Bonfire Food & Drink a Welcome Addition to South Side
The owners of now-closed Avenue B open a dual concept restaurant on East Carson Street.
photos by Hal B. Klein
The 2100 block of East Carson St. quietly is turning into a food and drink oasis that runs contrary to the South Side thoroughfare’s reputation as a boisterous, basic party destination. On that stretch, one can find the ace cocktail bar Acacia, the stalwart Italian restaurant Stagioni and the rather good Thai restaurant Dancing Crab. Now, you can add Bonfire Food & Drink to the roster.
Chris and Jennifer Bonfili made a name for themselves in Pittsburgh with Avenue B, the Friendship restaurant that brought contemporary American dining to the East End in 2009 (they also own B Gourmet in Sewickley). The couple closed the restaurant, which was a fixture on Pittsburgh Magazine’s Best Restaurants list, in March after their lease expired. While searching for a new location in both the city and the suburbs, they landed on the former Cirocolo Woodfired space, which came with a wood-fired oven on the ground floor. Chris Bonfili says it was the perfect location for the dual-concept restaurant he envisioned — a casual first floor space and a more refined upstairs room.
“I think the South Side is hungry for a place like this,” he says.
They opened the 60-seat downstairs space last week, and the menu, straightforward, easy and comforting, yet more refined than typical pub food, fills a much needed void. "It's something that elevates food at this price-point, but we're not going so crazy that it won't feel approachable,” Bonfili says.
That’s exactly what I thought when I ate there earlier this week. Nothing on the menu made me think too hard, but everything was skillfully prepared, and each offering had one or two nice touches that elevated the dish. I was particularly enamored with the Brussels sprouts — just when you thought we’d passed peak Brussels, Bonfili’s version, with smoked grapes, hazelnuts and brown-butter aioli, demonstrates why it’s become such a wildly popular vegetable. Same goes for another vegetarian item from the snack menu — roasted carrots and shisito peppers with curry, mint, almonds and yogurt. Flatbreads take center stage in the wood-fired oven and, overall, they are quite good, though I wouldn’t mind a pinch more salt in the dough. There also is a selection of mac-and-cheese; I appreciated the restraint in the “Basic AF” permutation, which was buttery and cheesy without being a gut bomb, and I’m looking forward to trying other builds such as wood-fired cauliflower with fontina and garlic crumbs.
Bonfili says that construction is continuing apace in the upstairs space (which also will seat about 60 people) and that he anticipates a mid-February opening. He plans on offering a more refined menu that will be familiar to fans of Avenue B, but, he says, “isn’t the second coming of the restaurant.”

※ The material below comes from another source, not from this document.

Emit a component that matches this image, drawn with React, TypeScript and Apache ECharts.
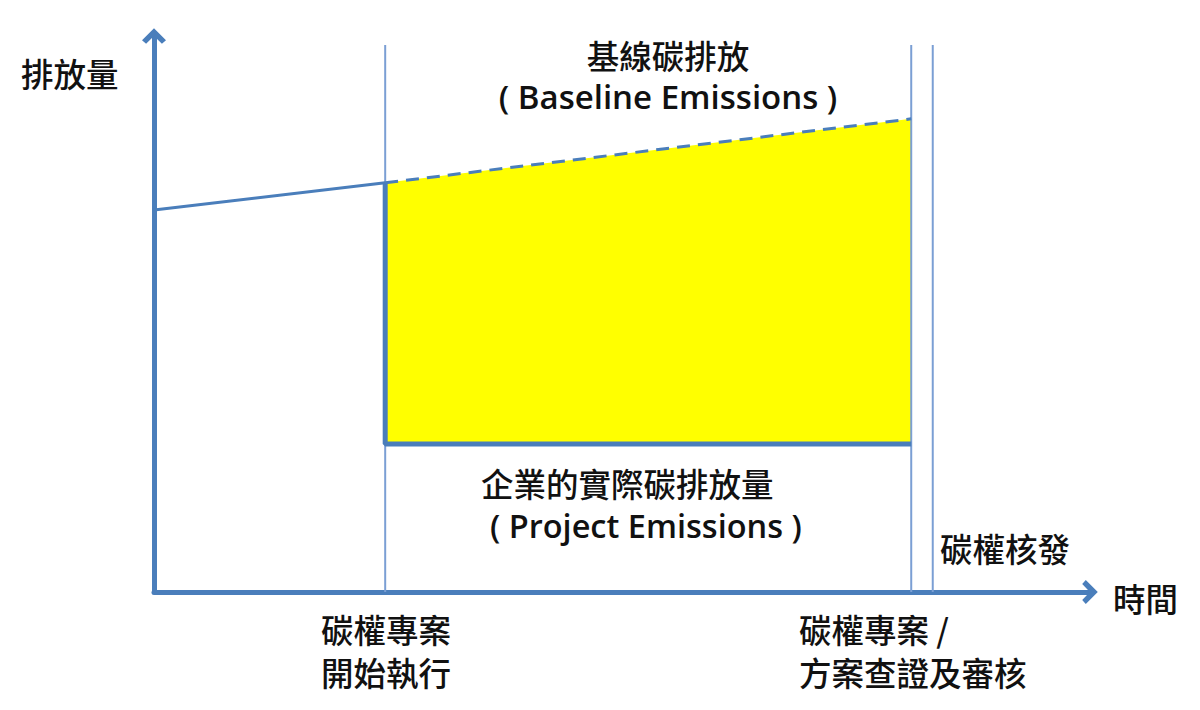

Yes, the famous Avenue B meatloaf will make an occasional appearance either as a weekly offering or occasional special, but it won’t be a fixture on the menu. “Everyone is asking about it,” Bonfili says.
He’s not thinking too much about the meatloaf at the moment though. For the now, he says, after nearly a year away from working in a restaurant kitchen, "I'm just happy to be cooking again. I needed to see people in here eating, drinking and smiling.”